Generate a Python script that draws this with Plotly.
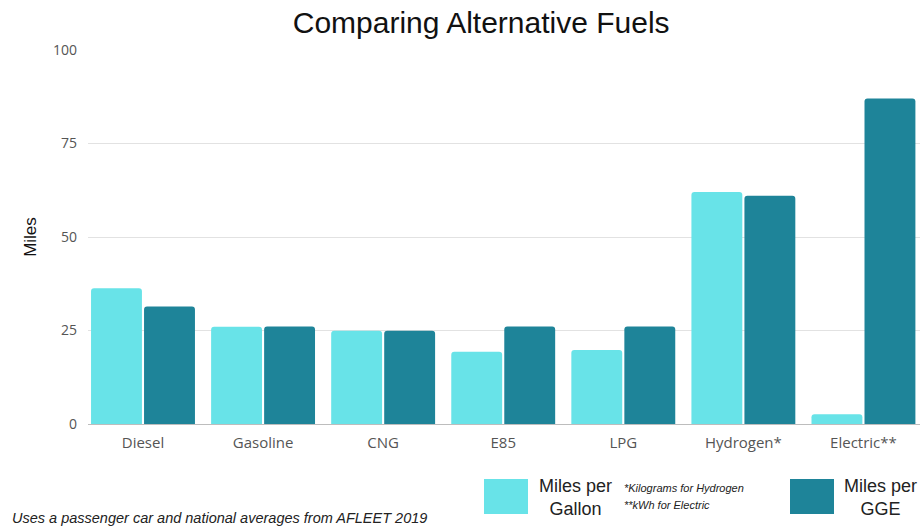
import plotly.graph_objects as go

# Fuel categories and fuel-economy values (miles)
fuels = ["Diesel", "Gasoline", "CNG", "E85", "LPG", "Hydrogen*", "Electric**"]
mpg = [36.3, 26.0, 24.9, 19.3, 19.8, 62.0, 2.6]
mpgge = [31.4, 26.1, 24.9, 26.1, 26.1, 61.0, 87.0]
y_ticks = [0, 25, 50, 75, 100]

LIGHT = "#68E3E8"
DARK = "#1E8499"

fig = go.Figure()
fig.add_trace(go.Bar(x=fuels, y=mpg, name="Miles per Gallon",
                     marker=dict(color=LIGHT, line=dict(width=0)), showlegend=False))
fig.add_trace(go.Bar(x=fuels, y=mpgge, name="Miles per GGE",
                     marker=dict(color=DARK, line=dict(width=0)), showlegend=False))

W, H = 920, 527
L, R, T, B = 88, 0, 50, 103
PW, PH = W - L - R, H - T - B

fig.update_layout(
    width=W, height=H,
    margin=dict(l=L, r=R, t=T, b=B),
    paper_bgcolor="white", plot_bgcolor="white",
    barmode="group", bargap=0.117, bargroupgap=0.04, barcornerradius=3,
    title=dict(text="Comparing Alternative Fuels", x=0.523, xanchor="center",
               y=1 - 22 / H, yanchor="middle",
               font=dict(family="Liberation Sans, Arial", size=30, color="#111")),
    font=dict(family="Open Sans", color="#444"),
    xaxis=dict(range=[-0.458, 6.471], showgrid=False, showline=False,
               ticks="", tickfont=dict(size=15, color="#555"),
               ticklabelstandoff=8),
    yaxis=dict(range=[0, 100], tickvals=y_ticks, showgrid=True,
               gridcolor="#E2E2E2", gridwidth=1, zeroline=True,
               zerolinecolor="#BDBDBD", zerolinewidth=1, showline=False,
               ticks="", tickfont=dict(size=14, color="#555"),
               ticklabelstandoff=10,
               title=dict(text="Miles", standoff=12,
                          font=dict(family="Liberation Sans, Arial", size=17, color="#111"))),
)

def fx(x):
    return (x - L) / PW

def fy(y):
    return (H - B - y) / PH

# Custom legend swatches below the plot
for x0, x1, col in [(484, 528, LIGHT), (790, 834, DARK)]:
    fig.add_shape(type="rect", xref="paper", yref="paper",
                  x0=fx(x0), x1=fx(x1), y0=fy(514), y1=fy(479),
                  line=dict(width=0), fillcolor=col)

def ann(text, x, y, size, xanchor="center", italic=False,
        family="Liberation Sans, Arial", color="#222", align="center"):
    fig.add_annotation(text=f"<i>{text}</i>" if italic else text,
                       xref="paper", yref="paper", x=fx(x), y=fy(y),
                       xanchor=xanchor, yanchor="middle", showarrow=False,
                       align=align, font=dict(family=family, size=size, color=color))

ann("Miles per<br>Gallon", 575, 498, 18)
ann("*Kilograms for Hydrogen", 622, 488, 11, xanchor="left", italic=True)
ann("**kWh for Electric", 622, 505, 11, xanchor="left", italic=True)
ann("Miles per<br>GGE", 880, 498, 18)
ann("Uses a passenger car and national averages from AFLEET 2019", 10, 518, 14.5,
    xanchor="left", italic=True)

fig.write_html("out.html")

Short task>
Exclude the pictures. Write out the remaining data exactly.

Finished answer>
Generate a Python script that draws this with Plotly.
import plotly.graph_objects as go

# Fuel categories and fuel-economy values (miles)
fuels = ["Diesel", "Gasoline", "CNG", "E85", "LPG", "Hydrogen*", "Electric**"]
mpg = [36.3, 26.0, 24.9, 19.3, 19.8, 62.0, 2.6]
mpgge = [31.4, 26.1, 24.9, 26.1, 26.1, 61.0, 87.0]
y_ticks = [0, 25, 50, 75, 100]

LIGHT = "#68E3E8"
DARK = "#1E8499"

fig = go.Figure()
fig.add_trace(go.Bar(x=fuels, y=mpg, name="Miles per Gallon",
                     marker=dict(color=LIGHT, line=dict(width=0)), showlegend=False))
fig.add_trace(go.Bar(x=fuels, y=mpgge, name="Miles per GGE",
                     marker=dict(color=DARK, line=dict(width=0)), showlegend=False))

W, H = 920, 527
L, R, T, B = 88, 0, 50, 103
PW, PH = W - L - R, H - T - B

fig.update_layout(
    width=W, height=H,
    margin=dict(l=L, r=R, t=T, b=B),
    paper_bgcolor="white", plot_bgcolor="white",
    barmode="group", bargap=0.117, bargroupgap=0.04, barcornerradius=3,
    title=dict(text="Comparing Alternative Fuels", x=0.523, xanchor="center",
               y=1 - 22 / H, yanchor="middle",
               font=dict(family="Liberation Sans, Arial", size=30, color="#111")),
    font=dict(family="Open Sans", color="#444"),
    xaxis=dict(range=[-0.458, 6.471], showgrid=False, showline=False,
               ticks="", tickfont=dict(size=15, color="#555"),
               ticklabelstandoff=8),
    yaxis=dict(range=[0, 100], tickvals=y_ticks, showgrid=True,
               gridcolor="#E2E2E2", gridwidth=1, zeroline=True,
               zerolinecolor="#BDBDBD", zerolinewidth=1, showline=False,
               ticks="", tickfont=dict(size=14, color="#555"),
               ticklabelstandoff=10,
               title=dict(text="Miles", standoff=12,
                          font=dict(family="Liberation Sans, Arial", size=17, color="#111"))),
)

def fx(x):
    return (x - L) / PW

def fy(y):
    return (H - B - y) / PH

# Custom legend swatches below the plot
for x0, x1, col in [(484, 528, LIGHT), (790, 834, DARK)]:
    fig.add_shape(type="rect", xref="paper", yref="paper",
                  x0=fx(x0), x1=fx(x1), y0=fy(514), y1=fy(479),
                  line=dict(width=0), fillcolor=col)

def ann(text, x, y, size, xanchor="center", italic=False,
        family="Liberation Sans, Arial", color="#222", align="center"):
    fig.add_annotation(text=f"<i>{text}</i>" if italic else text,
                       xref="paper", yref="paper", x=fx(x), y=fy(y),
                       xanchor=xanchor, yanchor="middle", showarrow=False,
                       align=align, font=dict(family=family, size=size, color=color))

ann("Miles per<br>Gallon", 575, 498, 18)
ann("*Kilograms for Hydrogen", 622, 488, 11, xanchor="left", italic=True)
ann("**kWh for Electric", 622, 505, 11, xanchor="left", italic=True)
ann("Miles per<br>GGE", 880, 498, 18)
ann("Uses a passenger car and national averages from AFLEET 2019", 10, 518, 14.5,
    xanchor="left", italic=True)

fig.write_html("out.html")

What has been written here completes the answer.